Saturday, February 16, 2019

Weekend Roundup

“A Ptolemaic workshop for boat construction and repair has been uncovered in the Sinai Peninsula.”

Six Old Kingdom mastaba tombs, two Old Kingdom shaft tombs and one rock-cut tomb with multiple burials that were previously unknown were discovered last month by the Qubbet El-Hawa Research Project (QHRP) in Aswan.”

Archaeologists working in Pompeii on Valentine’s Day found a fresco of Narcissus.

Construction work on the new subway in Rome has led to discoveries of military barracks and an ancient home.

An Israeli tour guide discovered a rare Bar Kochba coin while hiking near Lachish.

Haaretz premium: “A recent article by Dr.
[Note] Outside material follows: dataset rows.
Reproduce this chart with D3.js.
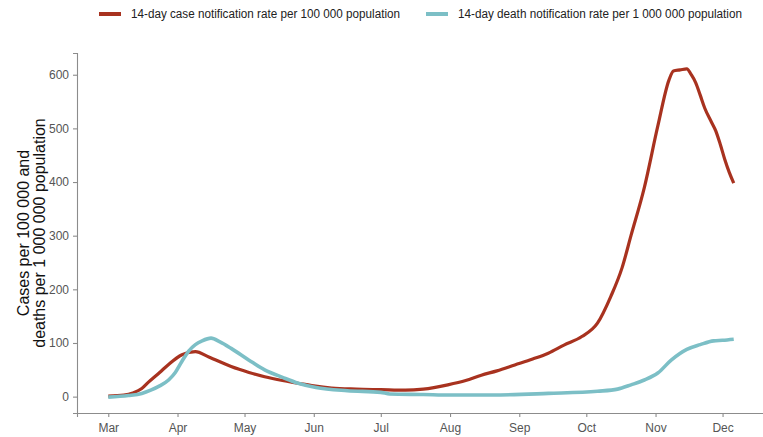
<!DOCTYPE html>
<html>
<head>
<meta charset="utf-8">
<script src="https://cdn.jsdelivr.net/npm/d3@7"></script>
<style>
  body { margin: 0; background: #fff; }
  svg { display: block; font-family: "Liberation Sans", Arial, sans-serif; }
</style>
</head>
<body>
<div id="chart"></div>
<script>
// 14-day case notification rate per 100 000
const caseDates = ["2020-03-01","2020-03-08","2020-03-12","2020-03-16","2020-03-19","2020-03-24","2020-03-28",
  "2020-04-03","2020-04-09","2020-04-15","2020-04-25","2020-05-03","2020-05-10","2020-05-18",
  "2020-05-25","2020-06-01","2020-06-09","2020-06-20","2020-07-01","2020-07-12","2020-07-20",
  "2020-07-31","2020-08-08","2020-08-15","2020-08-22","2020-08-30","2020-09-07","2020-09-14",
  "2020-09-21","2020-09-29","2020-10-06","2020-10-12","2020-10-17","2020-10-21","2020-10-27",
  "2020-11-02","2020-11-07","2020-11-09","2020-11-12","2020-11-15","2020-11-17","2020-11-19",
  "2020-11-21","2020-11-23","2020-11-26","2020-11-28","2020-11-30","2020-12-02","2020-12-04",
  "2020-12-06"];
const caseValues = [1, 3, 7, 15, 27, 45, 60,
  78, 84, 74, 56, 45, 37, 30,
  25, 20, 16, 14, 13, 12, 14,
  22, 30, 40, 48, 59, 70, 81,
  96, 112, 137, 187, 240, 300, 390,
  504, 590, 607, 609, 611, 600, 585,
  562, 538, 512, 495, 470, 442, 418,
  398];

// 14-day death notification rate per 1 000 000
const deathDates = ["2020-03-01","2020-03-10","2020-03-16","2020-03-20","2020-03-24","2020-03-28",
  "2020-03-31","2020-04-03","2020-04-06","2020-04-09","2020-04-12","2020-04-16","2020-04-20",
  "2020-04-25","2020-05-03","2020-05-10","2020-05-18","2020-05-25","2020-06-02","2020-06-16",
  "2020-07-01","2020-07-05","2020-07-20","2020-08-01","2020-08-20","2020-09-14","2020-10-06",
  "2020-10-15","2020-10-21","2020-10-27","2020-11-02","2020-11-08","2020-11-15","2020-11-21",
  "2020-11-27","2020-12-01","2020-12-06"];
const deathValues = [-1, 2, 6, 12, 20, 31,
  45, 66, 85, 97, 104, 109, 102,
  90, 68, 50, 36, 25, 17, 11,
  8, 5, 4, 3, 3, 6, 10,
  14, 22, 31, 44, 68, 88, 97,
  104, 105, 107];

const yTicks = [0, 100, 200, 300, 400, 500, 600];
const monthTicks = ["2020-03-01","2020-04-01","2020-05-01","2020-06-01","2020-07-01","2020-08-01",
  "2020-09-01","2020-10-01","2020-11-01","2020-12-01"];
const seriesNames = ["14-day case notification rate per 100 000 population",
  "14-day death notification rate per 1 000 000 population"];
const colors = ["#a8321f", "#7cbfc6"];

const width = 763;
const height = 437;
const margin = { top: 53, right: -2, bottom: 24, left: 77 };

const parse = d3.timeParse("%Y-%m-%d");
const cases = caseDates.map((d, i) => ({ date: parse(d), value: caseValues[i] }));
const deaths = deathDates.map((d, i) => ({ date: parse(d), value: deathValues[i] }));

// ggplot-like 5% expansion
const dMin = parse("2020-03-01"), dMax = parse("2020-12-06");
const pad = (dMax - dMin) * 0.05;
const x = d3.scaleTime()
  .domain([new Date(+dMin - pad), new Date(+dMax + pad)])
  .range([margin.left, width - margin.right]);

const vMax = 610;
const y = d3.scaleLinear()
  .domain([-vMax * 0.05, vMax * 1.05])
  .range([height - margin.bottom, margin.top]);

const svg = d3.select("#chart")
  .append("svg")
  .attr("width", width)
  .attr("height", height);

const line = d3.line()
  .x(d => x(d.date))
  .y(d => y(d.value))
  .curve(d3.curveMonotoneX);

svg.append("path")
  .datum(cases)
  .attr("fill", "none")
  .attr("stroke", colors[0])
  .attr("stroke-width", 3.2)
  .attr("stroke-linejoin", "round")
  .attr("d", line);

svg.append("path")
  .datum(deaths)
  .attr("fill", "none")
  .attr("stroke", colors[1])
  .attr("stroke-width", 3.6)
  .attr("stroke-linejoin", "round")
  .attr("d", line);

// x axis
const gx = svg.append("g")
  .attr("transform", `translate(0,${height - margin.bottom})`)
  .call(d3.axisBottom(x)
    .tickValues(monthTicks.map(parse))
    .tickFormat(d3.timeFormat("%b"))
    .tickSizeOuter(0)
    .tickSize(4)
    .tickPadding(6));

// y axis
const gy = svg.append("g")
  .attr("transform", `translate(${margin.left},0)`)
  .call(d3.axisLeft(y)
    .tickValues(yTicks)
    .tickSizeOuter(0)
    .tickSize(4)
    .tickPadding(4));

[gx, gy].forEach(g => {
  g.select(".domain").attr("stroke", "#8c8c8c").attr("stroke-width", 1.1);
  g.selectAll(".tick line").attr("stroke", "#8c8c8c").attr("stroke-width", 1.1);
  g.selectAll(".tick text").attr("fill", "#555").attr("font-size", 12)
    .attr("font-family", "Liberation Sans, Arial, sans-serif");
});

// y axis title
const title = svg.append("text")
  .attr("transform", `translate(31,${(margin.top + height - margin.bottom) / 2}) rotate(-90)`)
  .attr("text-anchor", "middle")
  .attr("font-size", 16)
  .attr("fill", "#111");
title.append("tspan").attr("x", 0).attr("dy", "-0.15em").text("Cases per 100 000 and");
title.append("tspan").attr("x", 0).attr("dy", "1.05em").text("deaths per 1 000 000 population");

// legend
const legendX = [99, 426];
const legendLen = [269, 284];
const legend = svg.append("g")
  .selectAll("g")
  .data(seriesNames)
  .join("g")
  .attr("transform", (d, i) => `translate(${legendX[i]},14)`);

legend.append("line")
  .attr("x1", 0).attr("x2", 22)
  .attr("stroke", (d, i) => colors[i])
  .attr("stroke-width", 4);

legend.append("text")
  .attr("x", 32)
  .attr("dy", "0.35em")
  .attr("font-size", 12.5)
  .attr("fill", "#222")
  .attr("textLength", (d, i) => legendLen[i])
  .attr("lengthAdjust", "spacingAndGlyphs")
  .text(d => d);
</script>
</body>
</html>
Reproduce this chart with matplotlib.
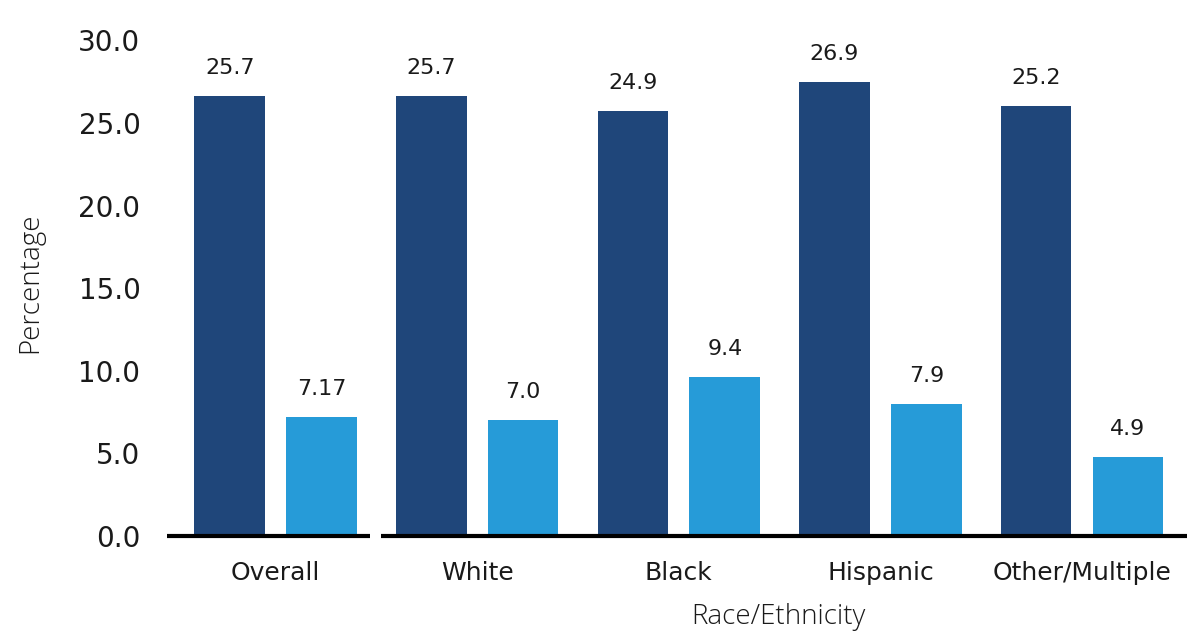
import numpy as np
import matplotlib.pyplot as plt

# race / ethnicity groups
groups = ['Overall', 'White', 'Black', 'Hispanic', 'Other/Multiple']

# bar heights as drawn in the picture
dark_heights = [26.6, 26.6, 25.7, 27.5, 26.0]
light_heights = [7.2, 7.0, 9.6, 8.0, 4.8]

# value labels printed above the bars
dark_labels = ['25.7', '25.7', '24.9', '26.9', '25.2']
light_labels = ['7.17', '7.0', '9.4', '7.9', '4.9']

yticks = [0, 5, 10, 15, 20, 25, 30]

plt.rcParams['font.family'] = ['DejaVu Sans']

dark = '#1F467A'
light = '#269BD8'
txt = '#1a1a1a'

fig = plt.figure(figsize=(12, 6.39), dpi=100)
ax = fig.add_axes([0.139, 0.161, 0.85, 0.776])

x = np.arange(len(groups))
w = 0.35
off = 0.228
b1 = ax.bar(x - off, dark_heights, w, color=dark)
b2 = ax.bar(x + off, light_heights, w, color=light)

for bars, labs in [(b1, dark_labels), (b2, light_labels)]:
    for b, lab in zip(bars, labs):
        ax.annotate(lab, (b.get_x() + b.get_width() / 2, b.get_height()),
                    xytext=(0, 13), textcoords='offset points',
                    ha='center', va='bottom', fontsize=16, color=txt)

ax.set_xlim(-0.54, 4.52)
ax.set_ylim(0, 30)
for s in ax.spines.values():
    s.set_visible(False)

# x axis line, broken after the first group
ax.plot([-0.54, 0.47], [0, 0], color='black', lw=3, clip_on=False, solid_capstyle='butt')
ax.plot([0.525, 4.52], [0, 0], color='black', lw=3, clip_on=False, solid_capstyle='butt')

ax.set_yticks(yticks)
ax.set_yticklabels(['%.1f' % t for t in yticks], fontsize=20, color=txt)
ax.set_xticks(x)
ax.set_xticklabels(groups, fontsize=18, color=txt)
ax.tick_params(axis='y', length=0, pad=19)
ax.tick_params(axis='x', length=0, pad=18)

ax.set_ylabel('Percentage', fontsize=20, fontfamily=['Open Sans', 'DejaVu Sans'],
              fontweight='light', color='#1a1a1a', va='center')
ax.set_xlabel('Race/Ethnicity', fontsize=20, fontfamily=['Open Sans', 'DejaVu Sans'],
              fontweight='light', color='#1a1a1a', va='center')
ax.yaxis.set_label_coords(-0.134, 0.51)
ax.xaxis.set_label_coords(0.6, -0.163)

fig.savefig('out.png', dpi=100)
Milka Levy-Rubin . . . says the Dome of the Rock was built in order to restore Jerusalem’s place on the regional map of holy sites, not vis a vis Mecca, but rather as a rival to Constantinople, the Byzantine capital.”

The January 2019 issue of the Newsletter of the Egyptian Ministry of Antiquities is now online.

Federica Spagnoli provides a history of the pomegranate in the ancient Near East.

“The Schloss Karlsruhe Museum [in Karlsruhe, Germany] is hosting the largest exhibition ever held on Mycenaean Greece's cultural history.”

James Hoffmeier: What was Atenism and why did it fail?

The Washington Post shares some of Kevin Bubriski’s photographs taken in Syria before the civil war broke out.

John DeLancey has announced an Israel tour that includes a sign-language interpreter. He also recently posted a 5-minute video on Life Lessons from the Elah Valley that includes some drone footage.

Shmuel Browns shares some photos he took at the Dead Sea at sunrise.

Ferrell’s favorite photos this week are of the Garden of Gethsemane and Jerusalem from the Mount of Olives.